Derek McCallan, Chief Executive, NILGA

This article forms part of the LGA's Re-thinking local think piece series.


In Northern Ireland, Devolution remains comparatively immature. Councils in Northern Ireland invest less than 5% of the public purse (£850 million of a £23 billion public service annual budget), with most powers and services retained by 7 government departments and its agencies. That being said, the 11 councils’ response to 3 years of no politically led Legislative Assembly (ending January 2020), followed closely by Covid-19, has shown their community connectivity, good governance, innovation, value and immense potential, with councils being asked to do far more than their fiscal fragility and business model can sustain.

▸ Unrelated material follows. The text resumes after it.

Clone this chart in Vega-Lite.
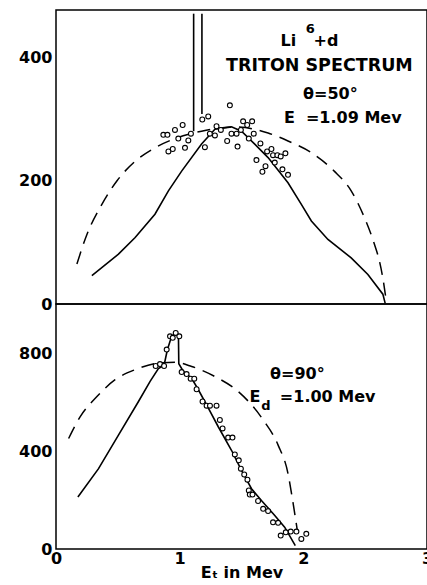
{
  "$schema": "https://vega.github.io/schema/vega-lite/v6.json",
  "background": "white",
  "padding": {"left": 17, "top": 9, "right": 0, "bottom": 0},
  "spacing": 0,
  "bounds": "flush",
  "config": {
    "font": "DejaVu Sans",
    "view": {"stroke": "black", "strokeWidth": 1.5},
    "axis": {
      "domain": false, "grid": false, "ticks": false,
      "labelColor": "black", "labelFont": "DejaVu Sans", "labelFontWeight": "bold",
      "labelFontSize": 16, "labelFlush": false, "labelOverlap": false, "labelBound": false,
      "titleColor": "black", "titleFont": "DejaVu Sans", "titleFontWeight": "bold", "titleFontSize": 16
    }
  },
  "datasets": {
    "top_solid": [
      {"x":0.29,"y":46},{"x":0.505,"y":81},{"x":0.64,"y":108},{"x":0.80,"y":146},{"x":0.909,"y":184},
      {"x":1.016,"y":216},{"x":1.177,"y":260},{"x":1.285,"y":284},{"x":1.419,"y":288},{"x":1.5,"y":281},
      {"x":1.607,"y":260},{"x":1.715,"y":238},{"x":1.876,"y":197},{"x":1.984,"y":162},{"x":2.065,"y":135},
      {"x":2.199,"y":105},{"x":2.387,"y":75},{"x":2.522,"y":48},{"x":2.643,"y":16},{"x":2.662,"y":1}
    ],
    "top_dashed": [
      {"x":0.169,"y":65},{"x":0.25,"y":113},{"x":0.371,"y":162},{"x":0.492,"y":200},{"x":0.64,"y":232},
      {"x":0.80,"y":254},{"x":0.962,"y":269},{"x":1.177,"y":281},{"x":1.446,"y":288},{"x":1.715,"y":278},
      {"x":1.876,"y":265},{"x":2.065,"y":246},{"x":2.25,"y":216},{"x":2.387,"y":184},{"x":2.495,"y":140},
      {"x":2.575,"y":97},{"x":2.615,"y":70},{"x":2.643,"y":42},{"x":2.669,"y":7}
    ],
    "top_spike": [
      {"line":"a","x":1.113,"y":281},{"line":"a","x":1.113,"y":472},
      {"line":"b","x":1.18,"y":309},{"line":"b","x":1.18,"y":472}
    ],
    "top_points": [
      {"x":0.868,"y":275},{"x":0.901,"y":275},{"x":0.909,"y":248},{"x":0.944,"y":252},{"x":0.962,"y":283},
      {"x":0.989,"y":269},{"x":1.024,"y":291},{"x":1.043,"y":254},{"x":1.070,"y":266},{"x":1.091,"y":277},
      {"x":1.183,"y":300},{"x":1.231,"y":305},{"x":1.204,"y":255},{"x":1.244,"y":277},{"x":1.285,"y":274},
      {"x":1.298,"y":289},{"x":1.333,"y":283},{"x":1.384,"y":265},{"x":1.406,"y":323},{"x":1.419,"y":277},
      {"x":1.46,"y":277},{"x":1.468,"y":256},{"x":1.495,"y":283},{"x":1.513,"y":297},{"x":1.546,"y":291},
      {"x":1.559,"y":269},{"x":1.586,"y":297},{"x":1.599,"y":277},{"x":1.653,"y":261},{"x":1.621,"y":234},
      {"x":1.669,"y":215},{"x":1.694,"y":224},{"x":1.707,"y":248},{"x":1.742,"y":252},{"x":1.755,"y":242},
      {"x":1.79,"y":242},{"x":1.769,"y":230},{"x":1.817,"y":240},{"x":1.831,"y":219},{"x":1.855,"y":245},
      {"x":1.876,"y":210}
    ],
    "top_text": [
      {"t":"Li","x":1.879,"y":420},{"t":"+d","x":2.183,"y":420},
      {"t":"θ=50°","x":2.219,"y":334},
      {"t":"E","x":1.888,"y":294},{"t":"=1.09 Mev","x":2.408,"y":294}
    ],
    "top_title": [{"t":"TRITON SPECTRUM","x":2.13,"y":379}],
    "top_sup": [{"t":"6","x":2.057,"y":440}],
    "top_y_major": [{"v":100},{"v":200},{"v":300},{"v":400}],
    "top_y_minor": [{"v":50},{"v":150},{"v":250},{"v":350},{"v":450}],
    "x_major": [{"v":1},{"v":2}],
    "x_minor": [{"v":0.5},{"v":1.5},{"v":2.5}],
    "bottom_solid": [
      {"x":0.177,"y":212},{"x":0.344,"y":328},{"x":0.505,"y":465},{"x":0.667,"y":602},{"x":0.761,"y":684},
      {"x":0.828,"y":736},{"x":0.874,"y":750},{"x":0.901,"y":814},{"x":0.935,"y":868},{"x":0.968,"y":882},
      {"x":0.99,"y":875},{"x":0.993,"y":756},{"x":1.03,"y":725},{"x":1.097,"y":697},{"x":1.151,"y":650},
      {"x":1.218,"y":588},{"x":1.312,"y":499},{"x":1.419,"y":403},{"x":1.5,"y":321},{"x":1.581,"y":246},
      {"x":1.661,"y":198},{"x":1.769,"y":137},{"x":1.849,"y":89},{"x":1.935,"y":14}
    ],
    "bottom_dashed": [
      {"x":0.102,"y":451},{"x":0.196,"y":540},{"x":0.331,"y":622},{"x":0.478,"y":691},{"x":0.64,"y":732},
      {"x":0.828,"y":759},{"x":0.962,"y":762},{"x":1.097,"y":745},{"x":1.285,"y":704},{"x":1.473,"y":643},
      {"x":1.675,"y":527},{"x":1.796,"y":424},{"x":1.876,"y":308},{"x":1.91,"y":210},{"x":1.935,"y":130},
      {"x":1.95,"y":80}
    ],
    "bottom_points": [
      {"x":0.806,"y":747},{"x":0.841,"y":755},{"x":0.874,"y":747},{"x":0.895,"y":814},{"x":0.922,"y":868},
      {"x":0.944,"y":862},{"x":0.968,"y":882},{"x":0.997,"y":868},{"x":1.016,"y":722},{"x":1.056,"y":714},
      {"x":1.089,"y":695},{"x":1.118,"y":695},{"x":1.137,"y":652},{"x":1.185,"y":602},{"x":1.218,"y":585},
      {"x":1.245,"y":585},{"x":1.298,"y":585},{"x":1.325,"y":527},{"x":1.347,"y":492},{"x":1.392,"y":455},
      {"x":1.427,"y":455},{"x":1.446,"y":386},{"x":1.478,"y":362},{"x":1.495,"y":328},{"x":1.522,"y":304},
      {"x":1.548,"y":283},{"x":1.559,"y":239},{"x":1.567,"y":222},{"x":1.589,"y":222},{"x":1.634,"y":196},
      {"x":1.675,"y":164},{"x":1.715,"y":155},{"x":1.755,"y":109},{"x":1.796,"y":107},{"x":1.817,"y":55},
      {"x":1.858,"y":68},{"x":1.898,"y":71},{"x":1.944,"y":71},{"x":1.984,"y":41},{"x":2.024,"y":62}
    ],
    "bottom_text": [
      {"t":"θ=90°","x":1.952,"y":694},{"t":"E","x":1.609,"y":598},{"t":"=1.00 Mev","x":2.197,"y":598}
    ],
    "bottom_sub": [{"t":"d","x":1.698,"y":568}],
    "bottom_y_major": [{"v":200},{"v":400},{"v":600},{"v":800}],
    "bottom_y_minor": [{"v":100},{"v":300},{"v":500},{"v":700},{"v":900}]
  },
  "vconcat": [
    {
      "width": 371,
      "height": 294,
      "encoding": {
        "x": {"field": "x", "type": "quantitative",
          "scale": {"domain": [0, 3], "nice": false, "zero": false},
          "axis": {"title": null, "values": [0.5, 1, 1.5, 2, 2.5], "labels": false}},
        "y": {"field": "y", "type": "quantitative",
          "scale": {"domain": [0, 478], "nice": false, "zero": false},
          "axis": {"title": null, "values": [0, 200, 400], "labelPadding": 4, "format": "d"}}
      },
      "layer": [
        {"data": {"name": "top_y_major"}, "mark": {"type": "rule", "color": "black", "strokeWidth": 1.6},
          "encoding": {"x": {"datum": 0, "type": "quantitative"}, "x2": {"datum": 0.097}, "y": {"field": "v", "type": "quantitative"}}},
        {"data": {"name": "top_y_minor"}, "mark": {"type": "rule", "color": "black", "strokeWidth": 1.6},
          "encoding": {"x": {"datum": 0, "type": "quantitative"}, "x2": {"datum": 0.057}, "y": {"field": "v", "type": "quantitative"}}},
        {"data": {"name": "x_major"}, "mark": {"type": "rule", "color": "black", "strokeWidth": 1.6},
          "encoding": {"x": {"field": "v", "type": "quantitative"}, "y": {"datum": 0, "type": "quantitative"}, "y2": {"datum": 19.6}}},
        {"data": {"name": "x_minor"}, "mark": {"type": "rule", "color": "black", "strokeWidth": 1.6},
          "encoding": {"x": {"field": "v", "type": "quantitative"}, "y": {"datum": 0, "type": "quantitative"}, "y2": {"datum": 11.4}}},
        {"data": {"name": "top_dashed"}, "mark": {"type": "line", "color": "black", "strokeWidth": 1.5, "strokeDash": [13, 8], "interpolate": "monotone"}},
        {"data": {"name": "top_solid"}, "mark": {"type": "line", "color": "black", "strokeWidth": 1.6}},
        {"data": {"name": "top_spike"}, "mark": {"type": "line", "color": "black", "strokeWidth": 1.6}, "encoding": {"detail": {"field": "line"}}},
        {"data": {"name": "top_points"}, "mark": {"type": "point", "shape": "circle", "filled": false, "stroke": "black", "strokeWidth": 1.1, "size": 24, "opacity": 1, "fill": "white"}},
        {"data": {"name": "top_text"}, "mark": {"type": "text", "align": "center", "baseline": "alphabetic", "fontSize": 16, "fontWeight": "bold", "color": "black"}, "encoding": {"text": {"field": "t"}}},
        {"data": {"name": "top_title"}, "mark": {"type": "text", "align": "center", "baseline": "alphabetic", "fontSize": 17.5, "fontWeight": "bold", "color": "black"}, "encoding": {"text": {"field": "t"}}},
        {"data": {"name": "top_sup"}, "mark": {"type": "text", "align": "center", "baseline": "alphabetic", "fontSize": 13, "fontWeight": "bold", "color": "black"}, "encoding": {"text": {"field": "t"}}}
      ]
    },
    {
      "width": 371,
      "height": 245,
      "encoding": {
        "x": {"field": "x", "type": "quantitative",
          "scale": {"domain": [0, 3], "nice": false, "zero": false},
          "axis": {"title": "Eₜ in Mev", "titlePadding": -2, "values": [0, 1, 2, 3], "format": "d", "labelPadding": 1}},
        "y": {"field": "y", "type": "quantitative",
          "scale": {"domain": [0, 1000], "nice": false, "zero": false},
          "axis": {"title": null, "values": [0, 400, 800], "format": "d", "labelPadding": 4}}
      },
      "layer": [
        {"data": {"name": "bottom_y_major"}, "mark": {"type": "rule", "color": "black", "strokeWidth": 1.6},
          "encoding": {"x": {"datum": 0, "type": "quantitative"}, "x2": {"datum": 0.097}, "y": {"field": "v", "type": "quantitative"}}},
        {"data": {"name": "bottom_y_minor"}, "mark": {"type": "rule", "color": "black", "strokeWidth": 1.6},
          "encoding": {"x": {"datum": 0, "type": "quantitative"}, "x2": {"datum": 0.065}, "y": {"field": "v", "type": "quantitative"}}},
        {"data": {"name": "x_major"}, "mark": {"type": "rule", "color": "black", "strokeWidth": 1.6},
          "encoding": {"x": {"field": "v", "type": "quantitative"}, "y": {"datum": 0, "type": "quantitative"}, "y2": {"datum": 49}}},
        {"data": {"name": "x_minor"}, "mark": {"type": "rule", "color": "black", "strokeWidth": 1.6},
          "encoding": {"x": {"field": "v", "type": "quantitative"}, "y": {"datum": 0, "type": "quantitative"}, "y2": {"datum": 28.6}}},
        {"data": {"name": "bottom_dashed"}, "mark": {"type": "line", "color": "black", "strokeWidth": 1.5, "strokeDash": [13, 8], "interpolate": "monotone"}},
        {"data": {"name": "bottom_solid"}, "mark": {"type": "line", "color": "black", "strokeWidth": 1.6}},
        {"data": {"name": "bottom_points"}, "mark": {"type": "point", "shape": "circle", "filled": false, "stroke": "black", "strokeWidth": 1.1, "size": 24, "opacity": 1, "fill": "white"}},
        {"data": {"name": "bottom_text"}, "mark": {"type": "text", "align": "center", "baseline": "alphabetic", "fontSize": 16, "fontWeight": "bold", "color": "black"}, "encoding": {"text": {"field": "t"}}},
        {"data": {"name": "bottom_sub"}, "mark": {"type": "text", "align": "center", "baseline": "alphabetic", "fontSize": 13, "fontWeight": "bold", "color": "black"}, "encoding": {"text": {"field": "t"}}}
      ]
    }
  ]
}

Councils are ideally placed, geographically and constitutionally, to drive economic recovery, maintain social cohesion, peace and reconciliation, develop preventative health partnerships to aid emotional recovery, and drive the Green Economy

This is exemplified by Mid Ulster Council during Covid-19, which recalibrated an entire Leisure Complex over 36 hours to ensure that several manufacturing companies working out of neighbouring small business spaces could safely relocate, co-ordinate product diversification and manufacture PPE equipment, with council staff also redeployed to ensure safety as well as to maximise links with the NHS and other supply chains. The initiative led to thousands of the quality assured products being exported to England and further afield.

NILGA during 2020/21 seeks (in September 2020) a Floor of the House debate in Stormont, in regard to the Roles, Resources and Future of Local Government in Northern Ireland, aligned to a more locality and place shaping, co-designed Programme for Government, as the region will need to totally reshape public expenditure and its governance model in light of Covid-19. Councils are ideally placed, geographically and constitutionally, to drive economic recovery, maintain social cohesion, peace and reconciliation, develop preventative health partnerships to aid emotional recovery, and drive the Green Economy, through municipal led achievement of Sustainable Development Goals. In this vein, NILGA strongly supports the policy proposal in the Rethink Local piece:

To convene the wide range of local partners needed in order to deliver a place-based approach to {public health},  

And asserts that this convening power should be utilised in Northern Ireland for all neighbourhood services, including regeneration and contingency planning, to be coordinated through councils, with a requisite transfer of resources to make this transformation both certain, and effective.